| Exercise task |
The records underneath are to be repeated exactly, with the pictures left out.

| Data entries |
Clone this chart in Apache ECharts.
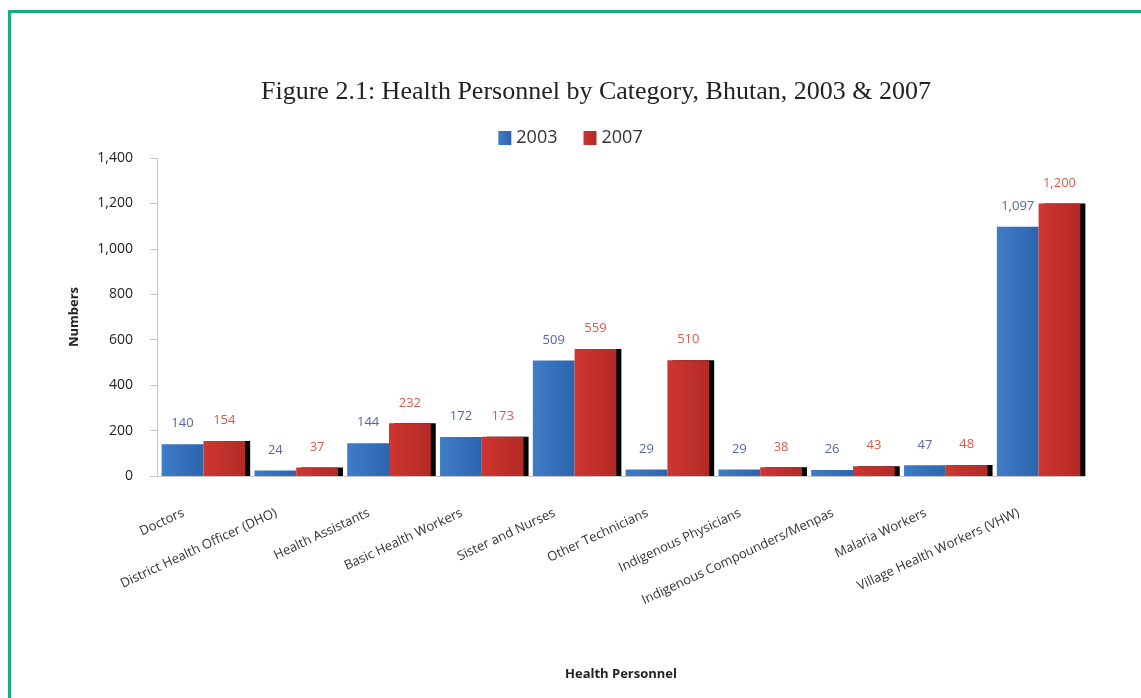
<!DOCTYPE html>
<html>
<head>
<meta charset="utf-8">
<script src="https://cdn.jsdelivr.net/npm/echarts@6/dist/echarts.min.js"></script>
<style>
html,body{margin:0;padding:0;background:#fff;overflow:hidden;}
#frame{position:absolute;left:8px;top:10px;width:2000px;height:2000px;border-left:3px solid #17ad7d;border-top:3px solid #17ad7d;}
#chart{position:absolute;left:0;top:0;width:1141px;height:698px;}
</style>
</head>
<body>
<div id="frame"></div>
<div id="chart"></div>
<script>
const categories = ["Doctors","District Health Officer (DHO)","Health Assistants","Basic Health Workers","Sister and Nurses","Other Technicians","Indigenous Physicians","Indigenous Compounders/Menpas","Malaria Workers","Village Health Workers (VHW)"];
const values2003 = [140,24,144,172,509,29,29,26,47,1097];
const values2007 = [154,37,232,173,559,510,38,43,48,1200];
const yTicks = {min:0, max:1400, interval:200};

const fmt = v => String(v).replace(/\B(?=(\d{3})+(?!\d))/g, ',');
const chart = echarts.init(document.getElementById('chart'));
chart.setOption({
  backgroundColor: 'transparent',
  animation: false,
  title: {
    text: 'Figure 2.1: Health Personnel by Category, Bhutan, 2003 & 2007',
    left: 256, top: 74,
    textStyle: {fontFamily: 'Liberation Serif', fontSize: 26, fontWeight: 'normal', color: '#222'}
  },
  legend: {
    data: ['2003','2007'], top: 124, left: 'center',
    itemWidth: 13, itemHeight: 14, itemGap: 26,
    textStyle: {fontFamily: 'Open Sans', fontSize: 18, color: '#333'},
    icon: 'rect'
  },
  grid: {left: 157, right: 56, top: 158, bottom: 222, containLabel: false},
  xAxis: {
    type: 'category', data: categories,
    name: 'Health Personnel', nameLocation: 'middle', nameGap: 192,
    nameTextStyle: {fontFamily: 'Open Sans', fontWeight: 'bold', fontSize: 13, color: '#222'},
    axisLine: {lineStyle: {color: '#c8c8c8'}},
    axisTick: {show: false},
    axisLabel: {interval: 0, rotate: 25, margin: 27, padding: [0, 22, 0, 0], fontFamily: 'Open Sans', fontSize: 13, color: '#333'}
  },
  yAxis: {
    type: 'value', min: yTicks.min, max: yTicks.max, interval: yTicks.interval,
    name: 'Numbers', nameLocation: 'middle', nameGap: 76, nameRotate: 90,
    nameTextStyle: {fontFamily: 'Open Sans', fontWeight: 'bold', fontSize: 13, color: '#222'},
    axisLine: {show: true, lineStyle: {color: '#c8c8c8'}},
    axisTick: {show: true, inside: false, length: 7, lineStyle: {color: '#c8c8c8'}},
    splitLine: {show: false},
    axisLabel: {margin: 24, fontFamily: 'Open Sans', fontSize: 14, color: '#222', formatter: v => fmt(v)}
  },
  series: [
    {
      name: '2003', type: 'bar', data: values2003, barGap: '0%', barCategoryGap: '10%',
      itemStyle: {color: new echarts.graphic.LinearGradient(0,0,1,0,[{offset:0,color:'#3f7cc8'},{offset:1,color:'#2d64ae'}])},
      label: {show: true, position: 'top', distance: 14, fontFamily: 'Open Sans', fontSize: 13, color: '#5567a6', formatter: p => fmt(p.value)}
    },
    {
      name: '2007', type: 'bar', data: values2007,
      itemStyle: {
        color: new echarts.graphic.LinearGradient(0,0,1,0,[{offset:0,color:'#cf3630'},{offset:1,color:'#b22a26'}]),
        shadowColor: '#000', shadowBlur: 0, shadowOffsetX: 5, shadowOffsetY: 0
      },
      label: {show: true, position: 'top', distance: 14, fontFamily: 'Open Sans', fontSize: 13, color: '#de5a4a', formatter: p => fmt(p.value)}
    }
  ]
});
</script>
</body>
</html>
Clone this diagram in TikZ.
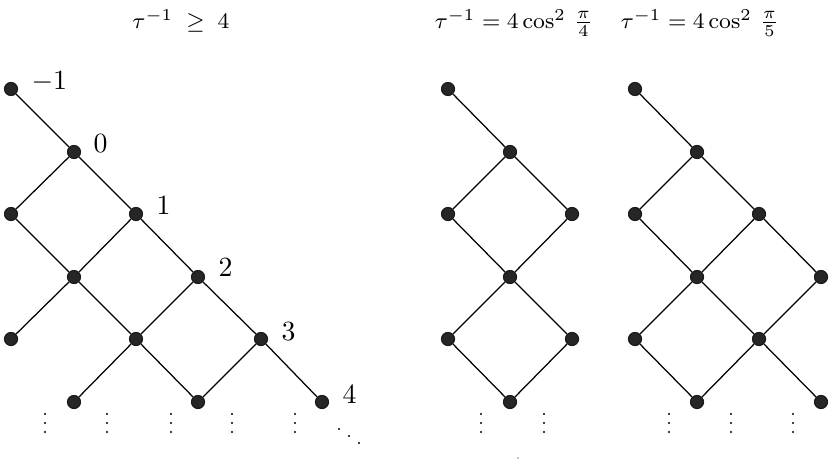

| Task answer |
Clone this chart in Apache ECharts.
<!DOCTYPE html>
<html>
<head>
<meta charset="utf-8">
<script src="https://cdn.jsdelivr.net/npm/echarts@6/dist/echarts.min.js"></script>
<style>
html,body{margin:0;padding:0;background:#fff;overflow:hidden;}
#frame{position:absolute;left:8px;top:10px;width:2000px;height:2000px;border-left:3px solid #17ad7d;border-top:3px solid #17ad7d;}
#chart{position:absolute;left:0;top:0;width:1141px;height:698px;}
</style>
</head>
<body>
<div id="frame"></div>
<div id="chart"></div>
<script>
const categories = ["Doctors","District Health Officer (DHO)","Health Assistants","Basic Health Workers","Sister and Nurses","Other Technicians","Indigenous Physicians","Indigenous Compounders/Menpas","Malaria Workers","Village Health Workers (VHW)"];
const values2003 = [140,24,144,172,509,29,29,26,47,1097];
const values2007 = [154,37,232,173,559,510,38,43,48,1200];
const yTicks = {min:0, max:1400, interval:200};

const fmt = v => String(v).replace(/\B(?=(\d{3})+(?!\d))/g, ',');
const chart = echarts.init(document.getElementById('chart'));
chart.setOption({
  backgroundColor: 'transparent',
  animation: false,
  title: {
    text: 'Figure 2.1: Health Personnel by Category, Bhutan, 2003 & 2007',
    left: 256, top: 74,
    textStyle: {fontFamily: 'Liberation Serif', fontSize: 26, fontWeight: 'normal', color: '#222'}
  },
  legend: {
    data: ['2003','2007'], top: 124, left: 'center',
    itemWidth: 13, itemHeight: 14, itemGap: 26,
    textStyle: {fontFamily: 'Open Sans', fontSize: 18, color: '#333'},
    icon: 'rect'
  },
  grid: {left: 157, right: 56, top: 158, bottom: 222, containLabel: false},
  xAxis: {
    type: 'category', data: categories,
    name: 'Health Personnel', nameLocation: 'middle', nameGap: 192,
    nameTextStyle: {fontFamily: 'Open Sans', fontWeight: 'bold', fontSize: 13, color: '#222'},
    axisLine: {lineStyle: {color: '#c8c8c8'}},
    axisTick: {show: false},
    axisLabel: {interval: 0, rotate: 25, margin: 27, padding: [0, 22, 0, 0], fontFamily: 'Open Sans', fontSize: 13, color: '#333'}
  },
  yAxis: {
    type: 'value', min: yTicks.min, max: yTicks.max, interval: yTicks.interval,
    name: 'Numbers', nameLocation: 'middle', nameGap: 76, nameRotate: 90,
    nameTextStyle: {fontFamily: 'Open Sans', fontWeight: 'bold', fontSize: 13, color: '#222'},
    axisLine: {show: true, lineStyle: {color: '#c8c8c8'}},
    axisTick: {show: true, inside: false, length: 7, lineStyle: {color: '#c8c8c8'}},
    splitLine: {show: false},
    axisLabel: {margin: 24, fontFamily: 'Open Sans', fontSize: 14, color: '#222', formatter: v => fmt(v)}
  },
  series: [
    {
      name: '2003', type: 'bar', data: values2003, barGap: '0%', barCategoryGap: '10%',
      itemStyle: {color: new echarts.graphic.LinearGradient(0,0,1,0,[{offset:0,color:'#3f7cc8'},{offset:1,color:'#2d64ae'}])},
      label: {show: true, position: 'top', distance: 14, fontFamily: 'Open Sans', fontSize: 13, color: '#5567a6', formatter: p => fmt(p.value)}
    },
    {
      name: '2007', type: 'bar', data: values2007,
      itemStyle: {
        color: new echarts.graphic.LinearGradient(0,0,1,0,[{offset:0,color:'#cf3630'},{offset:1,color:'#b22a26'}]),
        shadowColor: '#000', shadowBlur: 0, shadowOffsetX: 5, shadowOffsetY: 0
      },
      label: {show: true, position: 'top', distance: 14, fontFamily: 'Open Sans', fontSize: 13, color: '#de5a4a', formatter: p => fmt(p.value)}
    }
  ]
});
</script>
</body>
</html>
Clone this diagram in TikZ.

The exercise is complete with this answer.